Challenge:
Only the lines from the top of the listing below to the line that has "y_ticks = [-0.2, 0.0, 0.2, 0.4, 0.6, 0.8, 1.0, 1.2]" should be echoed, with both ends kept and pictures left out.
--
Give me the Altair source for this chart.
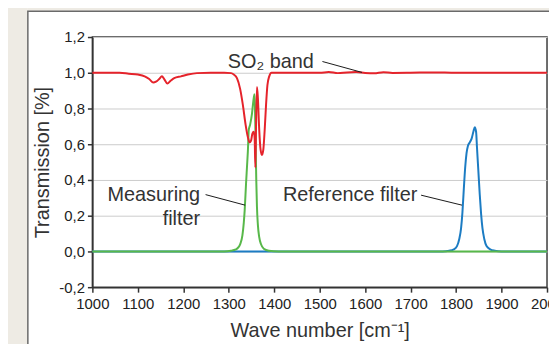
import altair as alt
import pandas as pd

# ---- data ----
red_x = [1000, 1060, 1080, 1100, 1115, 1125, 1134, 1140, 1147, 1153, 1158, 1165, 1172, 1180,
         1195, 1210, 1230, 1260, 1290, 1305, 1311, 1318, 1325, 1331, 1337, 1342, 1346, 1349,
         1352, 1355, 1357, 1358.5, 1360, 1362, 1364, 1367, 1370, 1373, 1376, 1379, 1382, 1385,
         1389, 1394, 1405, 1450, 1500, 1520, 1540, 1560, 1580, 1600, 1620, 1640, 1660, 1700,
         1750, 1800, 1900, 2000]
red_y = [1.0, 1.0, 0.995, 0.99, 0.98, 0.965, 0.945, 0.95, 0.965, 0.98, 0.965, 0.94, 0.955, 0.97,
         0.98, 0.99, 0.998, 1.0, 1.0, 0.998, 0.99, 0.97, 0.91, 0.82, 0.71, 0.64, 0.61, 0.62,
         0.66, 0.67, 0.63, 0.47, 0.70, 0.92, 0.86, 0.68, 0.57, 0.54, 0.57, 0.68, 0.82, 0.93,
         0.98, 1.0, 1.0, 1.0, 1.0, 1.004, 0.998, 1.002, 1.004, 0.999, 0.997, 1.003, 0.999, 1.0,
         1.002, 1.0, 1.0, 1.0]

green_x = [1000, 1290, 1305, 1312, 1318, 1325, 1330, 1333, 1335, 1338, 1340, 1342, 1344, 1347,
           1351, 1354, 1356.5, 1357.5, 1359, 1360.5, 1362, 1364, 1367, 1371, 1377, 1388, 1410, 2000]
green_y = [0.0, 0.0, 0.004, 0.008, 0.015, 0.04, 0.09, 0.16, 0.23, 0.38, 0.47, 0.56, 0.68, 0.71,
           0.77, 0.84, 0.88, 0.82, 0.62, 0.40, 0.25, 0.15, 0.08, 0.04, 0.015, 0.004, 0.0, 0.0]

blue_x = [1000, 1770, 1785, 1795, 1802, 1807, 1811, 1814, 1817, 1820, 1823, 1826, 1830, 1834,
          1838, 1841, 1844, 1846, 1849, 1852, 1855, 1858, 1862, 1867, 1875, 1885, 1900, 2000]
blue_y = [0.0, 0.0, 0.004, 0.012, 0.03, 0.07, 0.13, 0.22, 0.35, 0.47, 0.55, 0.59, 0.61, 0.63,
          0.67, 0.695, 0.67, 0.58, 0.45, 0.32, 0.21, 0.13, 0.07, 0.03, 0.012, 0.004, 0.0, 0.0]

ann_text = ["SO\u2082 band", "Measuring", "filter", "Reference filter"]
ann_x = [1298, 1237, 1237, 1715]
ann_y = [1.06, 0.317, 0.18, 0.317]
ann_align = ["left", "right", "right", "right"]

lead_x = [1506, 1249, 1723]
lead_y = [1.063, 0.318, 0.315]
lead_x2 = [1593, 1336, 1813]
lead_y2 = [1.002, 0.259, 0.259]

x_ticks = list(range(1000, 2001, 100))
y_ticks = [-0.2, 0.0, 0.2, 0.4, 0.6, 0.8, 1.0, 1.2]

FONT = "Liberation Sans"
RED, GREEN, BLUE = "#e5232b", "#58b84a", "#1c7cc3"
BEIGE = "#eeebe4"

x_scale = alt.Scale(domain=[1000, 2000], nice=False)
y_scale = alt.Scale(domain=[-0.2, 1.2], nice=False)

x_axis = alt.Axis(values=x_ticks, tickCount=30, title="Wave number [cm\u207b\u00b9]", grid=False,
                  tickSize=5, labelPadding=4, titlePadding=10, format="d",
                  labelOverlap=False, labelFlush=False, labelBound=False)
y_axis = alt.Axis(values=y_ticks, tickCount=30, title="Transmission [%]", grid=True,
                  tickSize=5, labelPadding=3, titlePadding=6,
                  labelOverlap=False, labelFlush=False, labelBound=False,
                  labelExpr="replace(replace(format(datum.value, '.1f'), '.', ','), '\u2212', '-')")


def enc_xy(ch):
    return ch.encode(
        x=alt.X("x:Q", scale=x_scale, axis=x_axis),
        y=alt.Y("y:Q", scale=y_scale, axis=y_axis),
    )


one = pd.DataFrame({"a": [0]})

# decorative page frame (outside the plot area)
beige_left = alt.Chart(one).mark_rect(color=BEIGE).encode(
    x=alt.value(-100), x2=alt.value(-65), y=alt.value(-40), y2=alt.value(340))
beige_top = alt.Chart(one).mark_rect(color=BEIGE).encode(
    x=alt.value(-65), x2=alt.value(520), y=alt.value(-40), y2=alt.value(-26))
frame = alt.Chart(one).mark_rect(fillOpacity=0, stroke="#6a6a6a", strokeWidth=1.5).encode(
    x=alt.value(-65), x2=alt.value(520), y=alt.value(-26), y2=alt.value(340))

blue = enc_xy(alt.Chart(pd.DataFrame({"x": blue_x, "y": blue_y})).mark_line(
    color=BLUE, strokeWidth=2, interpolate="monotone"))
green = enc_xy(alt.Chart(pd.DataFrame({"x": green_x, "y": green_y})).mark_line(
    color=GREEN, strokeWidth=2, interpolate="monotone"))
red = enc_xy(alt.Chart(pd.DataFrame({"x": red_x, "y": red_y})).mark_line(
    color=RED, strokeWidth=2, interpolate="monotone"))

leads = alt.Chart(pd.DataFrame({"x": lead_x, "y": lead_y, "x2": lead_x2, "y2": lead_y2})).mark_rule(
    color="#1a1a1a", strokeWidth=1).encode(
    x=alt.X("x:Q", scale=x_scale), y=alt.Y("y:Q", scale=y_scale), x2="x2:Q", y2="y2:Q")

ann_df = pd.DataFrame({"x": ann_x, "y": ann_y, "t": ann_text, "al": ann_align})
texts = []
for al in ["left", "right"]:
    texts.append(alt.Chart(ann_df[ann_df["al"] == al]).mark_text(
        align=al, baseline="middle", fontSize=20, font=FONT, color="#333333").encode(
        x=alt.X("x:Q", scale=x_scale), y=alt.Y("y:Q", scale=y_scale), text="t:N"))

chart = alt.layer(beige_left, beige_top, frame, blue, green, red, leads, *texts).properties(
    width=458, height=252,
    autosize=alt.AutoSizeParams(type="none"),
    padding={"left": 85, "top": 28, "right": 2, "bottom": 56},
    background="white",
).configure_view(
    stroke="#3c3c3c", strokeWidth=1.5
).configure_axis(
    labelFont=FONT, titleFont=FONT, labelFontSize=15, titleFontSize=20,
    labelColor="#222222", titleColor="#333333", titleFontWeight="normal",
    domainColor="#333333", domainWidth=1.5, tickColor="#333333", tickWidth=1.5,
    gridColor="#cccccc", gridWidth=1,
)

chart.save("out.html", embed_options={"renderer": "svg", "actions": False})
--
Task solution:
Give me the Altair source for this chart.
import altair as alt
import pandas as pd

# ---- data ----
red_x = [1000, 1060, 1080, 1100, 1115, 1125, 1134, 1140, 1147, 1153, 1158, 1165, 1172, 1180,
         1195, 1210, 1230, 1260, 1290, 1305, 1311, 1318, 1325, 1331, 1337, 1342, 1346, 1349,
         1352, 1355, 1357, 1358.5, 1360, 1362, 1364, 1367, 1370, 1373, 1376, 1379, 1382, 1385,
         1389, 1394, 1405, 1450, 1500, 1520, 1540, 1560, 1580, 1600, 1620, 1640, 1660, 1700,
         1750, 1800, 1900, 2000]
red_y = [1.0, 1.0, 0.995, 0.99, 0.98, 0.965, 0.945, 0.95, 0.965, 0.98, 0.965, 0.94, 0.955, 0.97,
         0.98, 0.99, 0.998, 1.0, 1.0, 0.998, 0.99, 0.97, 0.91, 0.82, 0.71, 0.64, 0.61, 0.62,
         0.66, 0.67, 0.63, 0.47, 0.70, 0.92, 0.86, 0.68, 0.57, 0.54, 0.57, 0.68, 0.82, 0.93,
         0.98, 1.0, 1.0, 1.0, 1.0, 1.004, 0.998, 1.002, 1.004, 0.999, 0.997, 1.003, 0.999, 1.0,
         1.002, 1.0, 1.0, 1.0]

green_x = [1000, 1290, 1305, 1312, 1318, 1325, 1330, 1333, 1335, 1338, 1340, 1342, 1344, 1347,
           1351, 1354, 1356.5, 1357.5, 1359, 1360.5, 1362, 1364, 1367, 1371, 1377, 1388, 1410, 2000]
green_y = [0.0, 0.0, 0.004, 0.008, 0.015, 0.04, 0.09, 0.16, 0.23, 0.38, 0.47, 0.56, 0.68, 0.71,
           0.77, 0.84, 0.88, 0.82, 0.62, 0.40, 0.25, 0.15, 0.08, 0.04, 0.015, 0.004, 0.0, 0.0]

blue_x = [1000, 1770, 1785, 1795, 1802, 1807, 1811, 1814, 1817, 1820, 1823, 1826, 1830, 1834,
          1838, 1841, 1844, 1846, 1849, 1852, 1855, 1858, 1862, 1867, 1875, 1885, 1900, 2000]
blue_y = [0.0, 0.0, 0.004, 0.012, 0.03, 0.07, 0.13, 0.22, 0.35, 0.47, 0.55, 0.59, 0.61, 0.63,
          0.67, 0.695, 0.67, 0.58, 0.45, 0.32, 0.21, 0.13, 0.07, 0.03, 0.012, 0.004, 0.0, 0.0]

ann_text = ["SO\u2082 band", "Measuring", "filter", "Reference filter"]
ann_x = [1298, 1237, 1237, 1715]
ann_y = [1.06, 0.317, 0.18, 0.317]
ann_align = ["left", "right", "right", "right"]

lead_x = [1506, 1249, 1723]
lead_y = [1.063, 0.318, 0.315]
lead_x2 = [1593, 1336, 1813]
lead_y2 = [1.002, 0.259, 0.259]

x_ticks = list(range(1000, 2001, 100))
y_ticks = [-0.2, 0.0, 0.2, 0.4, 0.6, 0.8, 1.0, 1.2]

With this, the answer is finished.